Over PP & L’s objection, evidence regarding the Wallenpaupack Creek, in the form of a passage from History of Wayne, Pike and Monroe Counties, Pennsylvania, published in 1886 by Alfred Matthews, was read into the record by Maritime’s counsel:
Through the northeastern section, the middle creek flows, and the Wallenpau-pack, which forms about one third of the township boundary, is a deep, slow moving, and navigable stream for small steamboats from Wilsonville to Ledgerdale.
This apparently was the extent of Maritime’s proof concerning the use of this waterway prior to the creation of the lake itself. Assuming its proper introduction, it is far from the evidence necessary for us to say the trial court abused its discretion in finding inadequate proof the creek was ever a “broad highroad of commerce” in days gone by.3
*596As noted in greater detail by Judge Thompson, the record portrays Lake Wallen-paupack today as a local focus of attraction and point of interest. The commercial use of the lake is recreation and tourism. It is not akin to the Great Lakes or large rivers that border and meander through the Commonwealth and provide means to transport goods from one point to another. We see no abuse of discretion in the finding that the“ lake is not now navigable within the meaning of the law.
Thus the evidence of the waterway’s usage both before and after impoundment is insufficient to prove navigability. Using the tests set forth in Conneaut and Forsmark, we must agree with the trial court: Lake Wal-lenpaupaek is not navigable in fact and PP & L is therefore the owner of the waters that comprise it.
Maritime next contends that PP & L may not prohibit the sale of alcoholic beverages on the lake because its activities do not constitute a trespass. It is Maritime’s assertion that its validly issued liquor license allows it to serve alcohol wherever the ship is operated, even on private property:
[T]he [Liquor Control] board ... may issue retail liquor licenses to steamship companies permitting liquor or malt brewed beverages to be sold in the dining compartments of steamships or vessels wherever operated in the Commonwealth, except when standing or moored in ... docks within a municipality wherein sales of liquor for consumption on the premises are prohibited ...
47 P.S. § 4408(a). Based on this, Maritime asserts that it could only be restrained from serving alcohol on the ship if it were stopped in a “dry town.”
There is no question that the LCB may issue a license to an individual or entity who plans to operate on private property where a restriction prohibits the sale of alcohol. Appeal of Pittaulis, 444 Pa. 243, 282 A.2d 388 (1971) (citations omitted). However, the approval of the LCB to issue a license in no way impairs the rights of persons who might be entitled and disposed to enforce a restriction. Pennsylvania Liquor Control Board v. Court House Motor Inn, 13 Pa. Commw. 164, 168, 318 A.2d 383, 385 (1974). Because PP & L is the owner of the land and waters comprising Lake Wallenpaupack, it has the right to control the waters, prohibit certain uses upon the lake and enforce lawful restrictions on it, including the prohibition against alcohol contained in its Lake Use Policy.
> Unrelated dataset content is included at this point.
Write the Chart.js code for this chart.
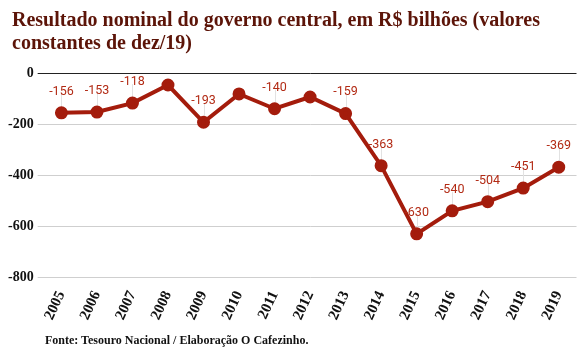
<!DOCTYPE html>
<html>
<head>
<meta charset="utf-8">
<script src="https://cdn.jsdelivr.net/npm/chart.js@4/dist/chart.umd.min.js"></script>
<style>
  body { margin: 0; background: #fff; }
  #wrap { position: relative; width: 585px; height: 360px; }
  #titulo { position: absolute; left: 12px; top: 8px; font: bold 20px "Liberation Serif", serif; color: #5c1408; line-height: 23px; }
  #fonte { position: absolute; left: 45px; top: 333px; font: bold 12px "Liberation Serif", serif; color: #111; }
  canvas { position: absolute; left: 0; top: 0; }
</style>
</head>
<body>
<div id="wrap">
  <canvas id="graf" width="585" height="360"></canvas>
  <div id="titulo">Resultado nominal do governo central, em R$ bilhões (valores<br>constantes de dez/19)</div>
  <div id="fonte">Fonte: Tesouro Nacional / Elaboração O Cafezinho.</div>
</div>
<script>
// anos e valores (R$ bilhões, dez/19)
var anos = ["2005", "2006", "2007", "2008", "2009", "2010", "2011", "2012", "2013", "2014", "2015", "2016", "2017", "2018", "2019"];
var resultado = [-156, -153, -118, -47, -193, -82, -140, -94, -159, -363, -630, -540, -504, -451, -369];
// rótulos exibidos (null = sem rótulo)
var rotulos = ["-156", "-153", "-118", null, "-193", null, "-140", null, "-159", "-363", "-630", "-540", "-504", "-451", "-369"];
var yTicks = [0, -200, -400, -600, -800];

var rotuloPlugin = {
  id: 'rotulos',
  beforeDatasetsDraw: function(chart) {
    var ctx = chart.ctx;
    var pts = chart.getDatasetMeta(0).data;
    ctx.save();
    ctx.strokeStyle = '#e2e2e2';
    ctx.lineWidth = 1;
    pts.forEach(function(p, i) {
      if (!rotulos[i]) return;
      ctx.beginPath();
      ctx.moveTo(Math.round(p.x) + 0.5, p.y);
      ctx.lineTo(Math.round(p.x) + 0.5, p.y - 19);
      ctx.stroke();
    });
    ctx.restore();
  },
  afterDatasetsDraw: function(chart) {
    var ctx = chart.ctx;
    var pts = chart.getDatasetMeta(0).data;
    ctx.save();
    ctx.font = '12.5px Roboto';
    ctx.fillStyle = '#b22a14';
    ctx.textAlign = 'center';
    ctx.textBaseline = 'bottom';
    pts.forEach(function(p, i) {
      if (!rotulos[i]) return;
      ctx.fillText(rotulos[i], p.x, p.y - 15);
    });
    ctx.restore();
  }
};

new Chart(document.getElementById("graf"), {
  type: 'line',
  data: {
    labels: anos,
    datasets: [{
      data: resultado,
      borderColor: '#a41c0c',
      backgroundColor: '#a41c0c',
      borderWidth: 4,
      pointRadius: 4.5,
      pointHoverRadius: 4.5,
      tension: 0,
      fill: false
    }]
  },
  options: {
    responsive: false,
    animation: false,
    layout: { padding: { top: 73, bottom: 34, right: 2, left: 4 } },
    plugins: { legend: { display: false }, tooltip: { enabled: false } },
    scales: {
      x: {
        offset: true,
        grid: { display: false },
        border: { display: false },
        ticks: {
          minRotation: 65, maxRotation: 65,
          color: '#111',
          font: { family: 'Liberation Serif', weight: 'bold', size: 15 }
        }
      },
      y: {
        min: -800, max: 0,
        afterBuildTicks: function(axis) { axis.ticks = yTicks.map(function(v) { return { value: v }; }); },
        border: { display: false },
        grid: {
          color: function(c) { return c.tick && c.tick.value === 0 ? '#222' : '#cfcfcf'; },
          lineWidth: 1,
          drawTicks: true,
          tickLength: 6
        },
        ticks: {
          color: '#111',
          padding: 4,
          font: { family: 'Liberation Serif', weight: 'bold', size: 14 }
        }
      }
    }
  },
  plugins: [rotuloPlugin]
});
</script>
</body>
</html>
Maritime next contends that PP & L is forbidden from prohibiting the sale of alcohol on the lake pursuant to conditions imposed on PP & L by the FERC. PP & L is required to operate within the bounds established by the FERC pursuant to the Federal Power Act. Article 18 of PP & L’s FERC license provides:
So far as is consistent with proper operation of the projects, the Licensee shall allow the public free access, to a reasonable extent, to project waters and adjacent project lands owned by the Licensee for the purpose of full public utilization of such lands and waters for navigation and for outdoor recreational purposes, including fishing and hunting: Provided, that the Licensee may reserve from public access such portions of the project waters, adjacent lands, and project facilities as may be necessary for the protection of life, health, and property.
We fail to see how PP & L’s Lake Use Policy violates this or any other portion of their FERC license.
It is unfortunate that Maritime was put to the aggravation and expense of the protracted prior litigation .to gain its liquor license, only to have heretofore unsuccessful PP & L change its tack afterward. However, questions of estoppel are not before us. The facts of record constrain us to agree with the learned trial judge; Maritime has not met its burden of proof. We must agree that Lake Wallenpaupack is not navigable and that, therefore, PP & L has the right to restrict certain activities upon the lake, including the sale of alcohol.
Order affirmed.
*597KELLY, J., files a dissenting opinion. OLSZEWSKI, J., files a concurring opinion.. We note with interest the holding of the Third Circuit in Livingston by Livingston v. Pennsylvania Power and Light, 609 F.Supp. 643 (E.D.Pa.), aff'd, 782 F.2d 1029 (3d Cir.1986) wherein PP & L asserted that Lake Wallenpaupack was navigable and was therefore public, in order to avoid liability for an accident which had occurred on the lake. In fact, PP & L used virtually the same arguments employed by Maritime in the present case. Although PP & L avoided liability in Livingston on other grounds, the Third Circuit found that PP & L owned the lake.
. The Act of 1808, declaring Wallenpaupack Creek a public highway, is virtually identical to the Act of 1814 at issue in Foster, infra, which declared the Lackawaxen Creek a public highway.
. The insightful and thorough historical review provided by the dissent was not part of the evidence before the trial court. While a passage was read from the Matthews book, the book itself was not introduced. It was not recognized by court or counsel as authoritative, and its contents are not the subject of any verification. While some treatises are admissible in some circumstances, we find no authority allowing an appellate court to use them to supplement the record on appeal.
Our function is to determine whether the trial court committed error, based on the record; this treatise is not part of that record. The contents, beyond the passage read, are evidence which Maritime might have offered, but did not. It was not the role of the trial court to uncover this information, nor to speculate on referenced statutes enacted before the Civil War, whatever their value. A fortiori, it is not for us to do so. If Maritime’s best case for it, no matter how much sympathy we have for their cause. Our decision must turn on what Maritime introduced, not on evidence it did not introduce. As the learned *596trial court found, that evidence was simply insufficient to meet Maritime's burden of proof.